Il silenzio non fu d'oro
di Angelo Pizzuto
Buster Keaton: testardamente triste per
offese ancestrali e tenute ‘in serbo’, per lacrime già ‘tutte piante’
sino ad essiccarne le ghiandole. Incompreso in versione ‘lumpen’,
come figlio spurio del melenso romanzo di Florence Montgomery. La presenza su
questa terra come precipizio d’una estrema ‘ingiustizia’ (Gorgia da Lentini).

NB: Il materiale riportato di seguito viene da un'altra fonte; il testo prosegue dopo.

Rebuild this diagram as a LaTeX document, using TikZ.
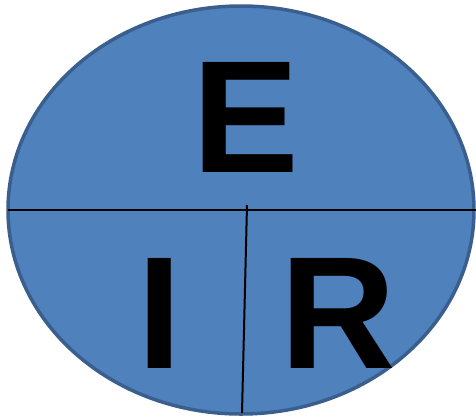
\documentclass[tikz,border=0pt]{standalone}
\usepackage{fontspec}
\setmainfont{Liberation Sans}
\usepackage{xcolor}
\definecolor{ovalfill}{HTML}{4F81BD}
\definecolor{ovaledge}{HTML}{3A5F8E}

\begin{document}
\begin{tikzpicture}[x=1pt, y=-1pt,
  letter/.style={font=\fontsize{160}{160}\selectfont\bfseries, inner sep=0pt, anchor=base}]
  \useasboundingbox (0,0) rectangle (476,418);
  % the oval
  \draw[line width=3.5pt, draw=ovaledge, fill=ovalfill] (241,210) ellipse [x radius=233, y radius=204];
  % dividing lines
  \coordinate (left) at (8,210);
  \coordinate (right) at (476,210);
  \coordinate (top) at (247,205);
  \coordinate (bottom) at (242,413);
  \draw[line width=2pt] (left) -- (right);
  \draw[line width=2pt] (top) -- (bottom);
  % letters
  \node[letter] (E) at (246,172) {E};
  \node[letter] (I) at (159.5,368) {I};
  \node[letter] (R) at (338,368) {R};
\end{tikzpicture}
\end{document}
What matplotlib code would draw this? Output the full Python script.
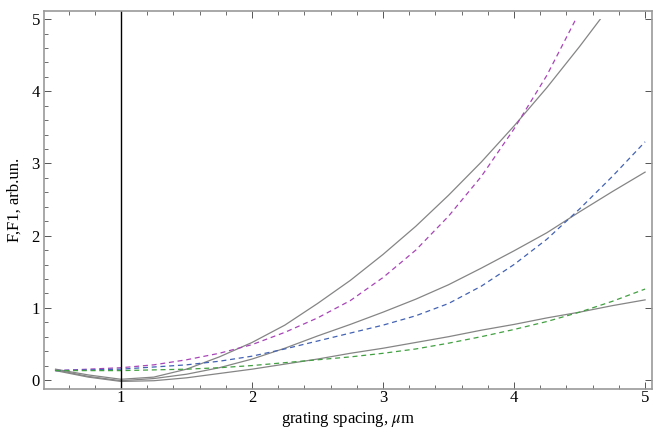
import numpy as np
from matplotlib import pyplot as plt
from matplotlib.ticker import MultipleLocator
import matplotlib.patches as mpatches

plt.rcParams['font.family'] = ['Liberation Serif', 'DejaVu Serif']
plt.rcParams['mathtext.fontset'] = 'stix'

# grating spacing grid (um) for the values
xs = np.array([0.5, 0.75, 1.0, 1.25, 1.5, 1.75, 2.0, 2.25, 2.5, 2.75, 3.0,
               3.25, 3.5, 3.75, 4.0, 4.25, 4.5, 4.75, 5.0])

# solid gray curves F
g1 = [0.15, 0.07, 0.01, 0.04, 0.15, 0.32, 0.52, 0.76, 1.06, 1.38, 1.74,
      2.13, 2.56, 3.02, 3.52, 4.05, 4.62, 5.22, 5.85]
g2 = [0.14, 0.05, -0.01, 0.02, 0.08, 0.17, 0.29, 0.44, 0.61, 0.77, 0.94,
      1.12, 1.32, 1.55, 1.79, 2.04, 2.33, 2.61, 2.88]
g3 = [0.13, 0.04, -0.02, -0.01, 0.03, 0.09, 0.15, 0.22, 0.29, 0.37, 0.44,
      0.52, 0.60, 0.69, 0.77, 0.86, 0.94, 1.03, 1.11]

# dashed curves F1
mag = [0.13, 0.15, 0.17, 0.21, 0.28, 0.37, 0.49, 0.66, 0.86, 1.10, 1.42,
       1.80, 2.27, 2.82, 3.48, 4.22, 5.1, 6.0, 7.0]
blu = [0.13, 0.14, 0.15, 0.18, 0.21, 0.26, 0.33, 0.43, 0.54, 0.65, 0.76,
       0.89, 1.06, 1.30, 1.60, 1.95, 2.37, 2.82, 3.30]
grn = [0.13, 0.13, 0.13, 0.14, 0.15, 0.17, 0.20, 0.24, 0.28, 0.32, 0.37,
       0.43, 0.51, 0.60, 0.70, 0.81, 0.94, 1.09, 1.26]

fig = plt.figure(figsize=(6.54, 4.29), dpi=100)
ax = fig.add_axes([0.0673, 0.0932, 0.9297, 0.8808])

lines = []
for ys in (g1, g2, g3):
    lines += ax.plot(xs, ys, '-', color='#858585', lw=0.9)
lines += ax.plot(xs, mag, '--', color='#a845b8', lw=0.9, dashes=(4, 3))
lines += ax.plot(xs, blu, '--', color='#4262b4', lw=0.9, dashes=(4, 3))
lines += ax.plot(xs, grn, '--', color='#42a042', lw=0.9, dashes=(4, 3))

ax.axvline(1.0, color='black', lw=1.0)

# curves stop at F = 5 (plot range of the original)
clip = mpatches.Rectangle((0.0, -1.0), 6.0, 6.0, transform=ax.transData)
for ln in lines:
    ln.set_clip_path(clip)

ax.set_xlim(0.412, 5.053)
ax.set_ylim(-0.125, 5.11)

ax.xaxis.set_major_locator(MultipleLocator(1))
ax.xaxis.set_minor_locator(MultipleLocator(0.2))
ax.yaxis.set_major_locator(MultipleLocator(1))
ax.yaxis.set_minor_locator(MultipleLocator(0.2))

ax.tick_params(which='both', direction='in', top=True, right=True,
               color='#555555', labelsize=12)
ax.tick_params(which='major', length=5, width=0.7)
ax.tick_params(which='minor', length=3, width=0.6)
ax.tick_params(axis='y', which='minor', right=False)
ax.tick_params(axis='x', pad=1)
ax.tick_params(axis='y', pad=3)

for sp in ax.spines.values():
    sp.set_color('#999999')
    sp.set_linewidth(1.2)

ax.set_xlabel(r'grating spacing, $\mu$m', fontsize=12, labelpad=2.5)
ax.set_ylabel('F,F1, arb.un.', fontsize=12, labelpad=6)

fig.savefig('out.png', dpi=100)
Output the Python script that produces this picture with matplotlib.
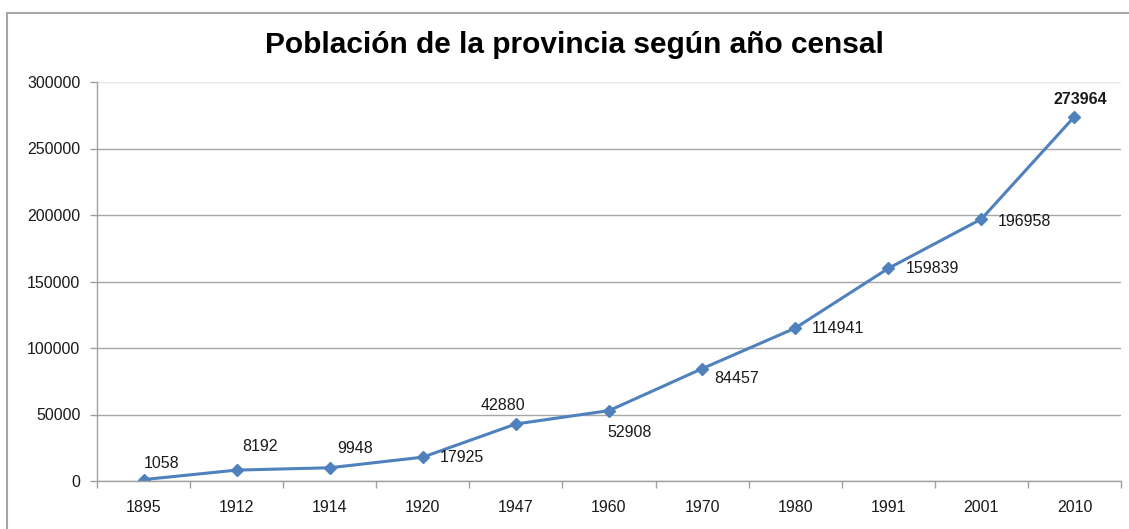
import matplotlib.pyplot as plt
from matplotlib.patches import Rectangle

years = ["1895", "1912", "1914", "1920", "1947", "1960", "1970", "1980", "1991", "2001", "2010"]
population = [1058, 8192, 9948, 17925, 42880, 52908, 84457, 114941, 159839, 196958, 273964]
y_ticks = [0, 50000, 100000, 150000, 200000, 250000, 300000]

# label offsets in pixels (dx, dy) relative to each point
label_offsets = [(18, 16), (23, 24), (25, 19), (39, 0), (-13, 18), (21, -22),
                 (35, -10), (43, 0), (44, 0), (43, -2), (6, 17)]

plt.rcParams['font.family'] = ['Liberation Sans', 'DejaVu Sans']

fig = plt.figure(figsize=(11.29, 5.29), dpi=100)
ax = fig.add_axes([97 / 1129, 48 / 529, 1024 / 1129, 399 / 529])

x = list(range(len(years)))
ax.plot(x, population, color="#4F81BD", lw=2.2, marker="D", markersize=6)

for i, (val, off) in enumerate(zip(population, label_offsets)):
    last = i == len(population) - 1
    ax.annotate(str(val), (x[i], val), xytext=off, textcoords="offset pixels",
                ha="center", va="center", fontsize=11.5,
                fontweight="bold" if last else "normal", color="#1A1A1A")

ax.set_xlim(-0.5, len(years) - 0.5)
ax.set_ylim(0, 300000)
ax.set_xticks(x)
ax.set_xticklabels(years)
ax.set_xticks([i - 0.5 for i in range(len(years) + 1)], minor=True)
ax.set_yticks(y_ticks)
ax.set_yticklabels([str(v) for v in y_ticks])

ax.tick_params(axis="x", which="major", length=0, pad=14, labelsize=11.5, labelcolor="#1A1A1A")
ax.tick_params(axis="x", which="minor", length=5, color="#A0A0A0", width=1)
ax.tick_params(axis="y", length=5, color="#A0A0A0", width=1, pad=7, labelsize=11.5, labelcolor="#1A1A1A")

ax.grid(axis="y", color="#A6A6A6", lw=1)
ax.get_ygridlines()[-1].set_color("#E6E6E6")
ax.set_axisbelow(True)
for s in ["top", "right"]:
    ax.spines[s].set_visible(False)
for s in ["left", "bottom"]:
    ax.spines[s].set_color("#A0A0A0")
    ax.spines[s].set_linewidth(1)

fig.text(574 / 1129, 1 - 45 / 529, "Población de la provincia según año censal",
         ha="center", va="center", fontsize=21.5, fontweight="bold")

# outer chart frame (right and bottom edges fall outside the image)
fig.add_artist(Rectangle((7 / 1129, -0.1), 1.1, 1.1 - 13 / 529,
                         transform=fig.transFigure, fill=False, edgecolor="#A6A6A6", lw=1.5))

fig.savefig("out.png", dpi=100)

Il più vicino all’ eterna Crisi della ‘sensibilità europea’ -post
romantica- fra gli interpreti
hollywoodiani e la loro presunta età dell’oro. L’uomo non senza qualità, ma
dalle qualità espropriate, deturpate, esodate dall’esubero dei poteri fisici e
metafisici. Avremmo dovuto capirlo, se non fossimo stati bambini, quando
venne arruolato in Italia per “Due marines e un generale” (con Franchi e
Ingrassia più congruo onorario).
Non so se l’abbia detto Bartès, ma fa lo stesso “Tre
scatti fotografici, in tre fasi diverse della vita di un uomo… possono
dartebe la visione d’insieme” – L’ incipit del film è un’immagine
lattea, sfocata, dunque priva di contorni demarcativi. Un’opera aperta, forse-
poi messa a fuoco su dettagli del viso del Keaton giovane,
mite, mesto, ma non dimesso: anzi fiero di una propria
inesplicabile diversità (dalle ‘belve’ del cinema muto, ove “non vinse alcuna
guerra” né giocò “di boxe”). Buster disarmato per
autodeterminazione, (u)morale rifiuto della barbara furia (equivocando
Nietzche?) che sonnecchia nel ventre di chiunque abbia patito stenti,
iniquità, sopruso. E poi quei suoi ‘occhi a pàmpana’, vividi di
risentimento trattenuto, sorvegliato, persino ‘angelico’- ma non
declinati al perdono. Sapere e tenere tutto per sè, scegliendo il mutismo
(che tutto ascolta) come spiazzante arma di difesa, di introversa e
retroflessa stima di se stessi.
La ‘cinepresa dello sguardo’, che è nelle ‘corde’
(tattili, percettive, olfattive) di Danilo Amione coglie
tutto con defilata (impalpabile) sobrietà, illuminazione intellettiva,
dono di sintesi (nella brevità del piano sequenza che si consolida sua cifra
poetica), come nel precedente omaggio ad Antonioni, attraverso il metodo della
metonimia e della sineddoche (quando il particolare rimanda al suo
contesto) .
Keaton fotografato di spalle, con cappello stretto e
sgualcito, a fianco di un rettangolo (quadro o specchio opaco?); Keaton che
osserva Keaton e ne resta sbigottito; Keaton dietro le sbarre,
reali e allegoriche, con camicia slacciata e cravatta lisa, striminzita-
mani aggrappate al ferro per esigua forza sfinita. Stoicismo,
desistenza, resistenza di Sisifo o Giobbe. Poi l’uomo
anziano, ripreso da Beckett nel suo unico “Film” del ’65 (in fondo, un altro
“Atto senza parole”): corrusco, profonde occhiaie, consunto dal
disinganno - copricapo inamovibile, infeltrito, sino alla muffa. Buster
nostro contemporaneo e “Cameraman” di avamposto: ancora ad occhi fermi, inerti
ma accusatori, come la vittima al sollievo del patibolo. Immenso,
inarrivabile, post-moderno. Tra i più grandi, ‘ignari’ filosofi dell’immagine e
dell’immaginario che in tanti vorrebbero ‘liquefarci’ e ridurre a videogame.